*What this task involves*
Copy verbatim the block of lines in the entries below whose first line contains "Emit a standalone" and whose last line contains "from matplotlib.lines import Line2D". Leave out all other lines.

*Extracted data*
## begin

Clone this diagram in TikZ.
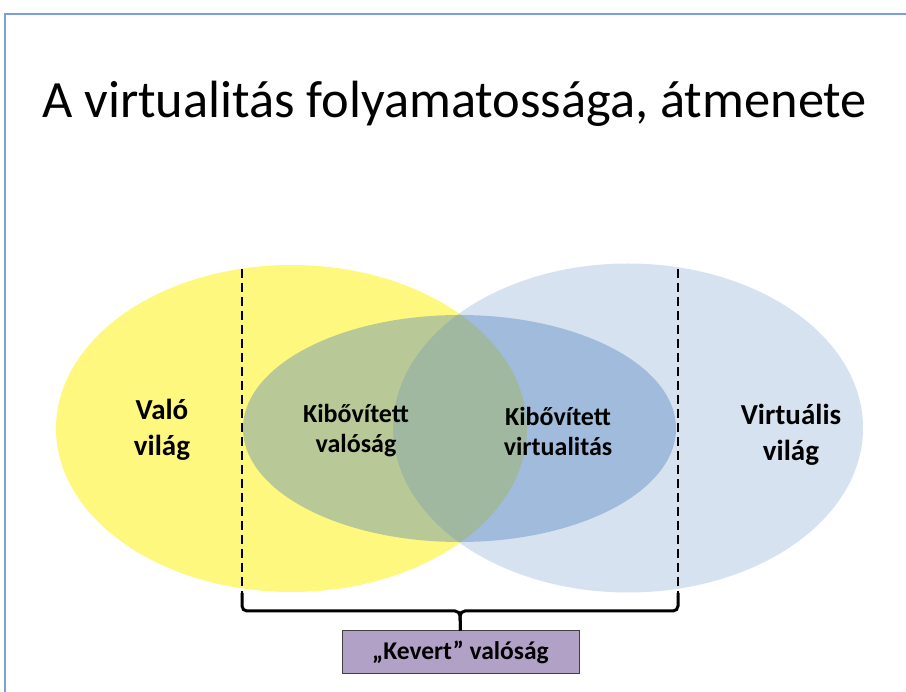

## end
## begin

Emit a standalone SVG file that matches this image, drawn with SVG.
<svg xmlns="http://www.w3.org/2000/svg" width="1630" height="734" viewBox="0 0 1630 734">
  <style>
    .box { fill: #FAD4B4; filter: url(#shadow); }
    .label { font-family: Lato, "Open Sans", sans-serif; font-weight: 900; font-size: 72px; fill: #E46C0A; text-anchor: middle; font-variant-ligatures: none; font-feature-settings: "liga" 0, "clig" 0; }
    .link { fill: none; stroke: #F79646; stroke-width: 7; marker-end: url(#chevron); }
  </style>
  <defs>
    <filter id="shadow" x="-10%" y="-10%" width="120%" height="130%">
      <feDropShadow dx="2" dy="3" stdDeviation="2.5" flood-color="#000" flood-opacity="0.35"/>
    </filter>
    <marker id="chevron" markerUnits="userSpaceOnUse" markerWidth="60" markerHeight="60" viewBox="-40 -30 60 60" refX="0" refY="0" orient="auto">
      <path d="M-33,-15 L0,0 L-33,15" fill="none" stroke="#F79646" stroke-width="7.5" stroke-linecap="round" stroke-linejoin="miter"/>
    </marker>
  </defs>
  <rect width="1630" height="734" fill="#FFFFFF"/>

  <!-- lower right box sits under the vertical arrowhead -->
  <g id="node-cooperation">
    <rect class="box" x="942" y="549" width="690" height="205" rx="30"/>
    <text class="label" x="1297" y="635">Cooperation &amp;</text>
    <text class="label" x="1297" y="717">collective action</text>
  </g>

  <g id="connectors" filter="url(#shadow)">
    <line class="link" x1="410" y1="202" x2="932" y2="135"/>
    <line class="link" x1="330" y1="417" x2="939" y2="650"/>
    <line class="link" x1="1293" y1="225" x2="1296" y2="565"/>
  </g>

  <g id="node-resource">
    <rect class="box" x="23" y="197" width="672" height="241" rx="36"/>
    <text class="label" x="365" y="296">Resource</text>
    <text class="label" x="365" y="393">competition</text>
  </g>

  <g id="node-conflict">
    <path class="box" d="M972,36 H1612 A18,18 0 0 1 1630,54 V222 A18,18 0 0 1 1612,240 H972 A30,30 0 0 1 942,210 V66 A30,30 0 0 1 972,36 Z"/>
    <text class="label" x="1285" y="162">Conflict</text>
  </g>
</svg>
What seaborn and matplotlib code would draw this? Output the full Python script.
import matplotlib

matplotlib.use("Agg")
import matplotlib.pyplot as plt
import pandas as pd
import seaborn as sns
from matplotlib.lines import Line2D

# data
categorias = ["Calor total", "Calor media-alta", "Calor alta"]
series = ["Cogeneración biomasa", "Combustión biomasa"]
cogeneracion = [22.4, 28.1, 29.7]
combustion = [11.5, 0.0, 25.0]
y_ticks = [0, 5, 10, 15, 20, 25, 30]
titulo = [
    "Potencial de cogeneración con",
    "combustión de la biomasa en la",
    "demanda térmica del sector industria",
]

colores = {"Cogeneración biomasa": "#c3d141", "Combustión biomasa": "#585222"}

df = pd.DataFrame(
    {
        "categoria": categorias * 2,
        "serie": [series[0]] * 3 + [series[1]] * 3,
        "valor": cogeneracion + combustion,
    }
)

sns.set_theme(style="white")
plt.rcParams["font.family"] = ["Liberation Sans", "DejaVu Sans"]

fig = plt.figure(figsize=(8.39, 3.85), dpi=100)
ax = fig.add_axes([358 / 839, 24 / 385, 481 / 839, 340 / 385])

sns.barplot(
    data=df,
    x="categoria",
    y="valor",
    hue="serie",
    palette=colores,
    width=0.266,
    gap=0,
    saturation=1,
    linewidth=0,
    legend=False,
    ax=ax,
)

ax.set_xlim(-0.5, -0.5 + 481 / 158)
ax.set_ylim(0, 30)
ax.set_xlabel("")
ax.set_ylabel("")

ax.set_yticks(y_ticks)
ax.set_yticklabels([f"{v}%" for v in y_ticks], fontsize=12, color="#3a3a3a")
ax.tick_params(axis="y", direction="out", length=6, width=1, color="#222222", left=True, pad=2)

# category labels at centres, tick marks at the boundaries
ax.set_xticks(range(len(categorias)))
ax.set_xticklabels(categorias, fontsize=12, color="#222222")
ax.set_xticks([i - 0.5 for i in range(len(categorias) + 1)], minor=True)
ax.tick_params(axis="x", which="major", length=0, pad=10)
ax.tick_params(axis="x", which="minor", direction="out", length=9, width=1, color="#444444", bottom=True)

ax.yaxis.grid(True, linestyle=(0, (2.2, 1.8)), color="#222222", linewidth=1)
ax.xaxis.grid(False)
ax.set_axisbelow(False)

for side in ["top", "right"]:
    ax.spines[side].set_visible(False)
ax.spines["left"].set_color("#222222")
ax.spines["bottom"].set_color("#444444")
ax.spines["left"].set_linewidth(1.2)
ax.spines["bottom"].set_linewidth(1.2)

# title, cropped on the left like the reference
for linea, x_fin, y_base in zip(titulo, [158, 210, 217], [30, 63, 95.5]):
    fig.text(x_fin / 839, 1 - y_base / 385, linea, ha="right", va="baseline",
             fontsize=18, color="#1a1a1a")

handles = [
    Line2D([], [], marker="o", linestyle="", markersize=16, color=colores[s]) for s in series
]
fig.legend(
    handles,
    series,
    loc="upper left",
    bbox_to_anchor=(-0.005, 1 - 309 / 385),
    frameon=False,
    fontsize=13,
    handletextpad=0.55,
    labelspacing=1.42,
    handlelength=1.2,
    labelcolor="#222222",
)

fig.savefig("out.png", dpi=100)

## end
## begin

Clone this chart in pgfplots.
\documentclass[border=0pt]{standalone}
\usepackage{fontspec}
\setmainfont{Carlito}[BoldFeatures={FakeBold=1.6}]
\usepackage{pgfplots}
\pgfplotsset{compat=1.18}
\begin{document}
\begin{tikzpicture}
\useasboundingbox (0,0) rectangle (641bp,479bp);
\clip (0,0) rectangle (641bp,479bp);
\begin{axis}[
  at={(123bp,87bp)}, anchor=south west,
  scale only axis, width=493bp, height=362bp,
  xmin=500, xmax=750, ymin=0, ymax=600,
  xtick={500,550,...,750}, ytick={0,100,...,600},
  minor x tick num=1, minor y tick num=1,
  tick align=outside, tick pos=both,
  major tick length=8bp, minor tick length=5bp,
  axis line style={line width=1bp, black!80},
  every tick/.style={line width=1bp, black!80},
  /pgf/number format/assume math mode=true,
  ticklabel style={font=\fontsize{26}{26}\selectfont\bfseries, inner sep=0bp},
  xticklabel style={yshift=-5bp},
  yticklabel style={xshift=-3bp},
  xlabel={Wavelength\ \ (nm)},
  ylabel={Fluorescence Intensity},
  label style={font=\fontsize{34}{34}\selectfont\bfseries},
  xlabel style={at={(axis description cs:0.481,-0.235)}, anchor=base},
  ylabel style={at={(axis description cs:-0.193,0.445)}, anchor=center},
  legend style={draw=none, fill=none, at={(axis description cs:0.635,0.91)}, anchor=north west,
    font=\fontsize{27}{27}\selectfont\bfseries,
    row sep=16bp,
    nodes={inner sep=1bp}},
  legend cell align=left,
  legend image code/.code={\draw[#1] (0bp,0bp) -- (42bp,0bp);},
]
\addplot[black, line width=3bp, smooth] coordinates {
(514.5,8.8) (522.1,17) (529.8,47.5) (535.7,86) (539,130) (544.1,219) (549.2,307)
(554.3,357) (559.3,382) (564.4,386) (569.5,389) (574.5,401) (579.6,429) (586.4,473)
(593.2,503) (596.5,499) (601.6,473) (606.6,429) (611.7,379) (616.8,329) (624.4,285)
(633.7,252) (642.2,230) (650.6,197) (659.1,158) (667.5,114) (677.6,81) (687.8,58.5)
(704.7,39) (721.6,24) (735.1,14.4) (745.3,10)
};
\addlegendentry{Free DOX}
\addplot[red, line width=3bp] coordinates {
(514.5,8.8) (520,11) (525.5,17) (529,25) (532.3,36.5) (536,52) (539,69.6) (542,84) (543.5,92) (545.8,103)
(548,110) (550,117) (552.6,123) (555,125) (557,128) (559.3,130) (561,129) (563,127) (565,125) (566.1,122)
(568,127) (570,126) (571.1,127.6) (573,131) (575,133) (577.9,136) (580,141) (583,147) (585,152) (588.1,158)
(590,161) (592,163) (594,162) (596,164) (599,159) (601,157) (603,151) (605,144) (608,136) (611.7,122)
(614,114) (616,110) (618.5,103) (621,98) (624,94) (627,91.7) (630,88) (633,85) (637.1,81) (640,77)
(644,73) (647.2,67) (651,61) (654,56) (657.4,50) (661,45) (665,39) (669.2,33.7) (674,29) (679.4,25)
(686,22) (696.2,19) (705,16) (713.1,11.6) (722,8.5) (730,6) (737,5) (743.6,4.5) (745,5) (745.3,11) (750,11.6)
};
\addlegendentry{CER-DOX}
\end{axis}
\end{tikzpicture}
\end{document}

## end

*Answer in full*
Emit a standalone SVG file that matches this image, drawn with SVG.
<svg xmlns="http://www.w3.org/2000/svg" width="1630" height="734" viewBox="0 0 1630 734">
  <style>
    .box { fill: #FAD4B4; filter: url(#shadow); }
    .label { font-family: Lato, "Open Sans", sans-serif; font-weight: 900; font-size: 72px; fill: #E46C0A; text-anchor: middle; font-variant-ligatures: none; font-feature-settings: "liga" 0, "clig" 0; }
    .link { fill: none; stroke: #F79646; stroke-width: 7; marker-end: url(#chevron); }
  </style>
  <defs>
    <filter id="shadow" x="-10%" y="-10%" width="120%" height="130%">
      <feDropShadow dx="2" dy="3" stdDeviation="2.5" flood-color="#000" flood-opacity="0.35"/>
    </filter>
    <marker id="chevron" markerUnits="userSpaceOnUse" markerWidth="60" markerHeight="60" viewBox="-40 -30 60 60" refX="0" refY="0" orient="auto">
      <path d="M-33,-15 L0,0 L-33,15" fill="none" stroke="#F79646" stroke-width="7.5" stroke-linecap="round" stroke-linejoin="miter"/>
    </marker>
  </defs>
  <rect width="1630" height="734" fill="#FFFFFF"/>

  <!-- lower right box sits under the vertical arrowhead -->
  <g id="node-cooperation">
    <rect class="box" x="942" y="549" width="690" height="205" rx="30"/>
    <text class="label" x="1297" y="635">Cooperation &amp;</text>
    <text class="label" x="1297" y="717">collective action</text>
  </g>

  <g id="connectors" filter="url(#shadow)">
    <line class="link" x1="410" y1="202" x2="932" y2="135"/>
    <line class="link" x1="330" y1="417" x2="939" y2="650"/>
    <line class="link" x1="1293" y1="225" x2="1296" y2="565"/>
  </g>

  <g id="node-resource">
    <rect class="box" x="23" y="197" width="672" height="241" rx="36"/>
    <text class="label" x="365" y="296">Resource</text>
    <text class="label" x="365" y="393">competition</text>
  </g>

  <g id="node-conflict">
    <path class="box" d="M972,36 H1612 A18,18 0 0 1 1630,54 V222 A18,18 0 0 1 1612,240 H972 A30,30 0 0 1 942,210 V66 A30,30 0 0 1 972,36 Z"/>
    <text class="label" x="1285" y="162">Conflict</text>
  </g>
</svg>
What seaborn and matplotlib code would draw this? Output the full Python script.
import matplotlib

matplotlib.use("Agg")
import matplotlib.pyplot as plt
import pandas as pd
import seaborn as sns
from matplotlib.lines import Line2D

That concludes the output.